The university claims to be creating a world-class Life Sciences Centre. However, it does not take an Einstein to question how it will achieve this if they are letting world-class researchers leave to go elsewhere, as well as losing millions of pounds in research. This view is shared by local officials. Alan Beddow, the Liberal Democrat candidate for Leamington has been quoted as saying “[the merger] can only result in a lower quality institution.”

Not only are people getting stirred up about the cuts, but there is also disquiet over how staff and students found out about the situation. A lack of communication and consultation throughout the transition has sullied the relationship between the administration and the two departments. The administration has been opaque and tight-lipped about the merger, letting information out drip by drip, which as frustrating to the students as to the staff.

But this does not just have implications for Warwick. It has concequences for Britain too. Warwick HRI is one of Britain’s top research centres and this move diminishes the UK’s research capability.

The move also has global consequences, specifically with how it is going to cope with the extremely rapid population increase. The HRI facility researches how to improve food security around the world. A report written by the Royal Society stated: “Food security is one of this century’s key global challenges… Universities should work with funding bodies to reverse the decline in subjects relevant to a sustainable intensification of food crop production.”
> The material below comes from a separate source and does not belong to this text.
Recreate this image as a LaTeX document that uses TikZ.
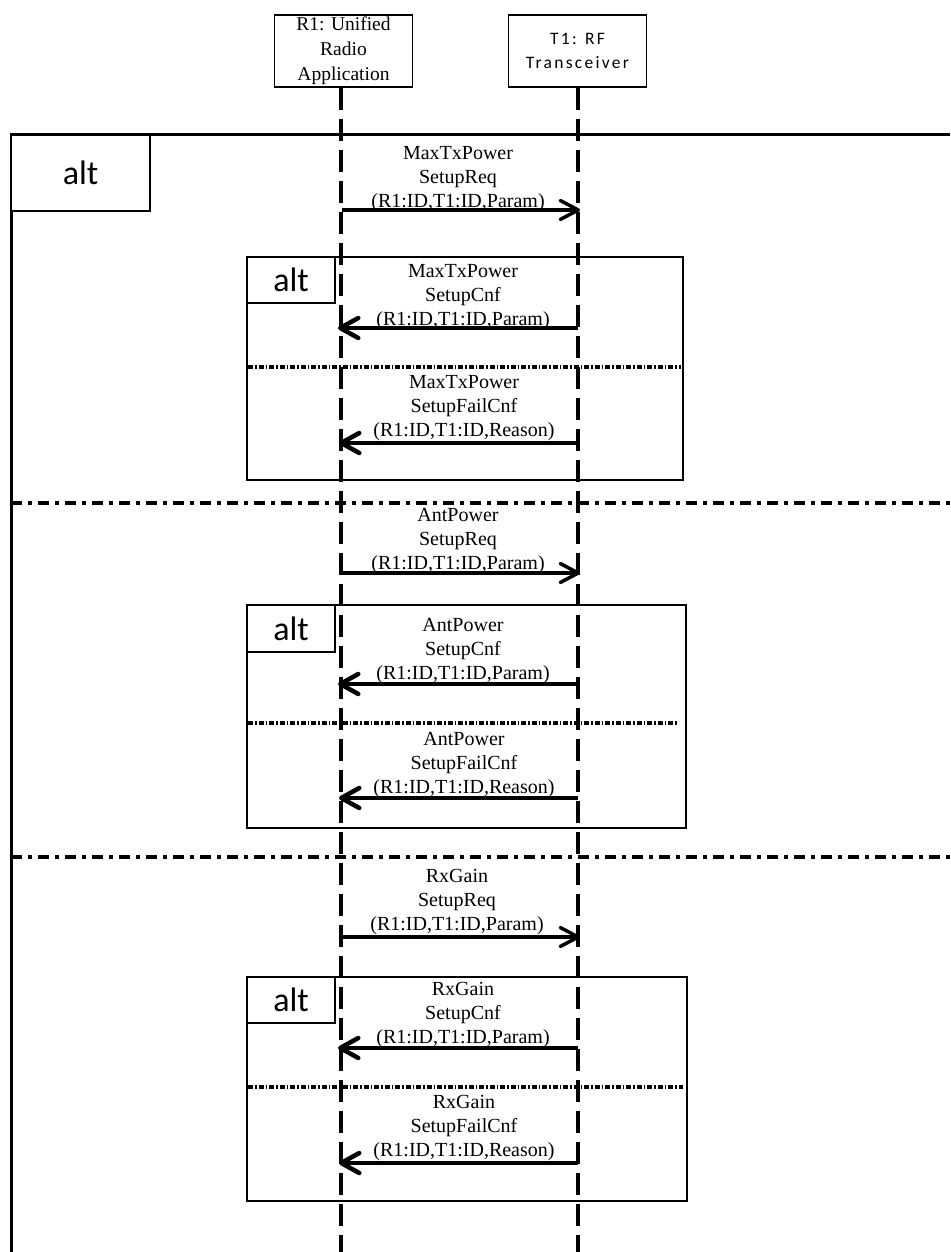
\documentclass[tikz,border=0pt]{standalone}
\usepackage{fontspec}
\setmainfont{Liberation Serif}
\newfontfamily\calib{Carlito}
\newfontfamily\calibsp{Carlito}[LetterSpace=13]
\usetikzlibrary{arrows.meta}
\tikzset{
  lifeline/.style={line width=4pt, dash pattern=on 22pt off 9pt},
  framebox/.style={draw, line width=2.8pt},
  outerdiv/.style={line width=4.5pt, dash pattern=on 11pt off 6pt on 4pt off 6pt},
  innerdiv/.style={line width=3.2pt, dash pattern=on 5pt off 2pt on 1.5pt off 2pt},
  msg/.style={font=\fontsize{20}{24}\selectfont, align=center, inner sep=0pt},
  req/.style={line width=3.5pt, -{Straight Barb[length=18pt,width=19pt,round]}},
  resp/.style={line width=4.5pt, -{Straight Barb[length=18pt,width=20pt,round]}},
  headbox/.style={draw, line width=1.6pt, inner sep=0pt, minimum width=138pt, minimum height=72pt, align=center},
  tagbox/.style={draw, fill=white, line width=2.5pt, inner sep=0pt, font=\calib\fontsize{34}{34}\selectfont},
}
\begin{document}
\begin{tikzpicture}[x=1pt,y=-1pt]
\useasboundingbox (0,0) rectangle (950,1252);

% header boxes
\node[headbox, font=\fontsize{19.5}{25}\selectfont] (R1) at (343.5,51) {R1: Unified\\Radio\\Application};
\node[headbox, font=\calibsp\fontsize{17.5}{24}\selectfont] (T1) at (577.5,51) {T1: RF\\Transceiver};

% outer frame
\draw[line width=3pt] (11,1252) -- (11,135) -- (950,135);
\node[tagbox, minimum width=139pt, minimum height=76pt] (tag0) at (80.5,173) {alt};

% inner alt boxes
\node[framebox, minimum width=436pt, minimum height=223pt] (box1) at (465,368.5) {};
\node[framebox, minimum width=439pt, minimum height=223pt] (box2) at (466.5,716.5) {};
\node[framebox, minimum width=440pt, minimum height=224pt] (box3) at (467,1089) {};
\node[tagbox, minimum width=88pt, minimum height=46pt] (tag1) at (291,280) {alt};
\node[tagbox, minimum width=88pt, minimum height=47pt] (tag2) at (291,628.5) {alt};
\node[tagbox, minimum width=88pt, minimum height=46pt] (tag3) at (291,1000) {alt};

% dividers
\coordinate (d1l) at (11,503);  \coordinate (d1r) at (950,503);
\coordinate (d2l) at (11,857);  \coordinate (d2r) at (950,857);
\draw[outerdiv] (d1l) -- (d1r);
\draw[outerdiv] (d2l) -- (d2r);
\coordinate (i1l) at (248,367);  \coordinate (i1r) at (681,367);
\coordinate (i2l) at (248,723);  \coordinate (i2r) at (677,723);
\coordinate (i3l) at (248,1087); \coordinate (i3r) at (683,1087);
\draw[innerdiv] (i1l) -- (i1r);
\draw[innerdiv] (i2l) -- (i2r);
\draw[innerdiv] (i3l) -- (i3r);

% lifelines
\coordinate (r1bot) at (341,1252);
\coordinate (t1bot) at (578,1252);
\draw[lifeline] (R1.south -| r1bot) -- (r1bot);
\draw[lifeline] (T1.south -| t1bot) -- (t1bot);

% messages
\coordinate (m1a) at (342,210);  \coordinate (m1b) at (580,210);
\coordinate (m2a) at (578,328);  \coordinate (m2b) at (338,328);
\coordinate (m3a) at (578,443);  \coordinate (m3b) at (339,443);
\coordinate (m4a) at (342,573);  \coordinate (m4b) at (580,573);
\coordinate (m5a) at (578,684);  \coordinate (m5b) at (338,684);
\coordinate (m6a) at (578,798);  \coordinate (m6b) at (339,798);
\coordinate (m7a) at (342,937);  \coordinate (m7b) at (580,937);
\coordinate (m8a) at (578,1048); \coordinate (m8b) at (338,1048);
\coordinate (m9a) at (578,1163); \coordinate (m9b) at (339,1163);

\node[msg] (t1) at (458,179) {MaxTxPower\\SetupReq\\(R1:ID,T1:ID,Param)};
\node[msg] (t2) at (463,297) {MaxTxPower\\SetupCnf\\(R1:ID,T1:ID,Param)};
\node[msg] (t3) at (464,408) {MaxTxPower\\SetupFailCnf\\(R1:ID,T1:ID,Reason)};
\node[msg] (t4) at (458,541) {AntPower\\SetupReq\\(R1:ID,T1:ID,Param)};
\node[msg] (t5) at (463,651) {AntPower\\SetupCnf\\(R1:ID,T1:ID,Param)};
\node[msg] (t6) at (464,765) {AntPower\\SetupFailCnf\\(R1:ID,T1:ID,Reason)};
\node[msg] (t7) at (457,902) {RxGain\\SetupReq\\(R1:ID,T1:ID,Param)};
\node[msg] (t8) at (463,1015) {RxGain\\SetupCnf\\(R1:ID,T1:ID,Param)};
\node[msg] (t9) at (464,1128) {RxGain\\SetupFailCnf\\(R1:ID,T1:ID,Reason)};

\draw[req] (m1a) -- (m1b);
\draw[resp] (m2a) -- (m2b);
\draw[resp] (m3a) -- (m3b);
\draw[req] (m4a) -- (m4b);
\draw[resp] (m5a) -- (m5b);
\draw[resp] (m6a) -- (m6b);
\draw[req] (m7a) -- (m7b);
\draw[resp] (m8a) -- (m8b);
\draw[resp] (m9a) -- (m9b);
\end{tikzpicture}
\end{document}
So the university is not just cutting the size of the two departments in the face of university staff and students. It is cutting them in the face of advice that says we should be spending more on the vital and very current issue of food security, not less.

Warwick is a first-rate institution for making changes secretly and under the radar. But we must make sure we that we hold the university to account and ensure it is also a first-rate institution for its students, staff and research.